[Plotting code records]

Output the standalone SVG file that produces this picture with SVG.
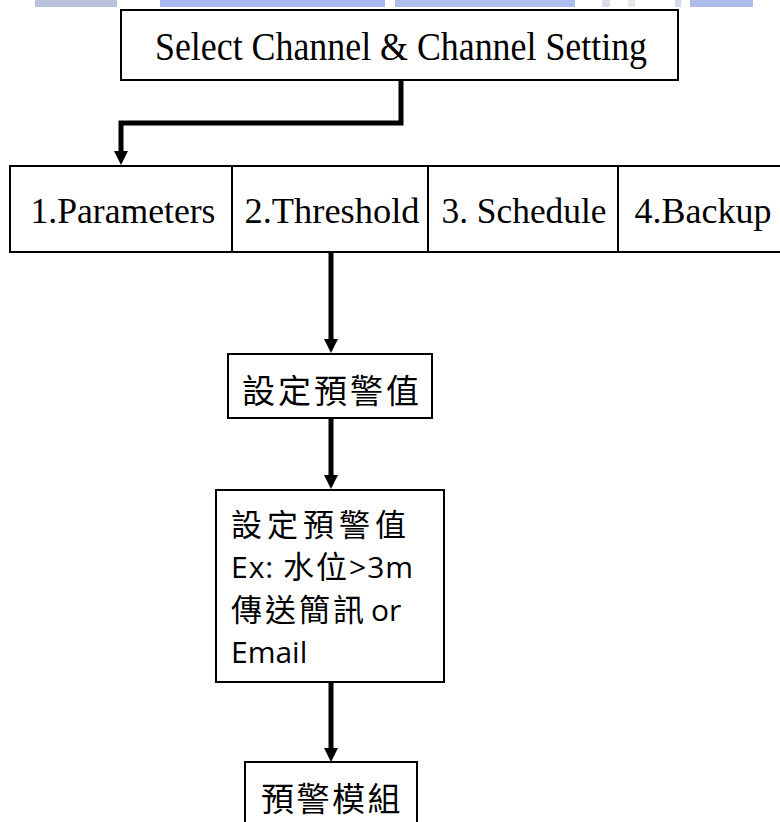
<svg xmlns="http://www.w3.org/2000/svg" width="780" height="822" viewBox="0 0 780 822">
  <style>
    .box { fill: #ffffff; stroke: #000000; stroke-width: 2; }
    .serif { font-family: "Liberation Serif", "Times New Roman", serif; fill: #000000; }
    .cjk { font-family: "Open Sans", "Noto Sans CJK TC", sans-serif; fill: #000000; }
    .han { font-family: "Noto Sans CJK TC", sans-serif; }
    .wire { fill: none; stroke: #000000; stroke-width: 5; stroke-linejoin: miter; stroke-linecap: butt; }
  </style>
  <defs>
    <marker id="head" markerUnits="userSpaceOnUse" viewBox="0 0 14 14" markerWidth="14" markerHeight="14" refX="0" refY="7" orient="auto">
      <path d="M0,0 L14,7 L0,14 Z" fill="#000000"/>
    </marker>
  </defs>

  <rect width="780" height="822" fill="#ffffff"/>

  <!-- banner strip along the top edge -->
  <g id="banner">
    <rect x="35" y="0" width="82" height="7" fill="#b8c0dc"/>
    <rect x="160" y="0" width="225" height="7" fill="#a9baf0"/>
    <rect x="395" y="0" width="180" height="7" fill="#aebdec"/>
    <rect x="602" y="0" width="8" height="7" fill="#dadee9"/>
    <rect x="628" y="0" width="7" height="7" fill="#e4e7ee"/>
    <rect x="675" y="0" width="6" height="7" fill="#d3d9e8"/>
    <rect x="690" y="0" width="63" height="7" fill="#adbbe8"/>
  </g>

  <!-- connectors -->
  <g id="connectors">
    <path class="wire" d="M401,80 V123 H121 V151" marker-end="url(#head)"/>
    <path class="wire" d="M331,253 V339" marker-end="url(#head)"/>
    <path class="wire" d="M331,419 V475" marker-end="url(#head)"/>
    <path class="wire" d="M331,683 V748" marker-end="url(#head)"/>
  </g>

  <g id="select-channel">
    <rect class="box" x="121" y="10" width="557" height="70"/>
    <text class="serif" x="155" y="60" font-size="41" textLength="492" lengthAdjust="spacingAndGlyphs">Select Channel &amp; Channel Setting</text>
  </g>

  <g id="tabs">
    <rect class="box" x="10" y="166" width="790" height="86"/>
    <line x1="232" y1="166" x2="232" y2="252" stroke="#000" stroke-width="2"/>
    <line x1="428" y1="166" x2="428" y2="252" stroke="#000" stroke-width="2"/>
    <line x1="618" y1="166" x2="618" y2="252" stroke="#000" stroke-width="2"/>
    <g id="tab-parameters"><text class="serif" x="123" y="223" font-size="36" text-anchor="middle" textLength="185" lengthAdjust="spacingAndGlyphs">1.Parameters</text></g>
    <g id="tab-threshold"><text class="serif" x="332" y="223" font-size="36" text-anchor="middle" textLength="175" lengthAdjust="spacingAndGlyphs">2.Threshold</text></g>
    <g id="tab-schedule"><text class="serif" x="524" y="223" font-size="36" text-anchor="middle" textLength="165" lengthAdjust="spacingAndGlyphs">3. Schedule</text></g>
    <g id="tab-backup"><text class="serif" x="703" y="223" font-size="36" text-anchor="middle" textLength="137" lengthAdjust="spacingAndGlyphs">4.Backup</text></g>
  </g>

  <g id="set-threshold">
    <rect class="box" x="228" y="354" width="204" height="64"/>
    <text class="cjk han" x="242" y="403" font-size="33" letter-spacing="3">設定預警值</text>
  </g>

  <g id="threshold-detail">
    <rect class="box" x="216" y="490" width="228" height="192"/>
    <text class="cjk" font-size="30">
      <tspan class="han" x="231" y="536" font-size="31" letter-spacing="5">設定預警值</tspan>
      <tspan x="231" y="578" letter-spacing="1">Ex: </tspan><tspan class="han" font-size="31" letter-spacing="2">水位</tspan><tspan letter-spacing="1">&gt;3m</tspan>
      <tspan class="han" x="231" y="621" font-size="31" letter-spacing="3">傳送簡訊</tspan><tspan dx="4">or</tspan>
      <tspan x="231" y="663">Email</tspan>
    </text>
  </g>

  <g id="alert-module">
    <rect class="box" x="245" y="762" width="172" height="80"/>
    <text class="cjk han" x="261" y="811" font-size="33" letter-spacing="2.5">預警模組</text>
  </g>
</svg>
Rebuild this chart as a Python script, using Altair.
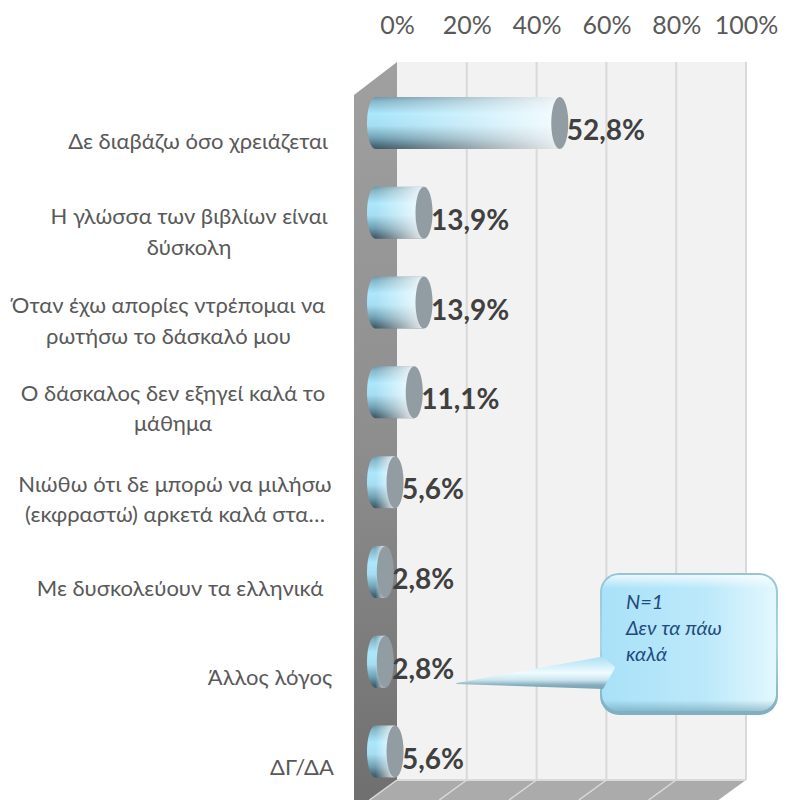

### [Short task]
Copy out each line in the preceding records that contains "this".

### [Written answer]
Output the standalone SVG file that produces this picture with SVG.
Rebuild this chart as a Python script, using Altair.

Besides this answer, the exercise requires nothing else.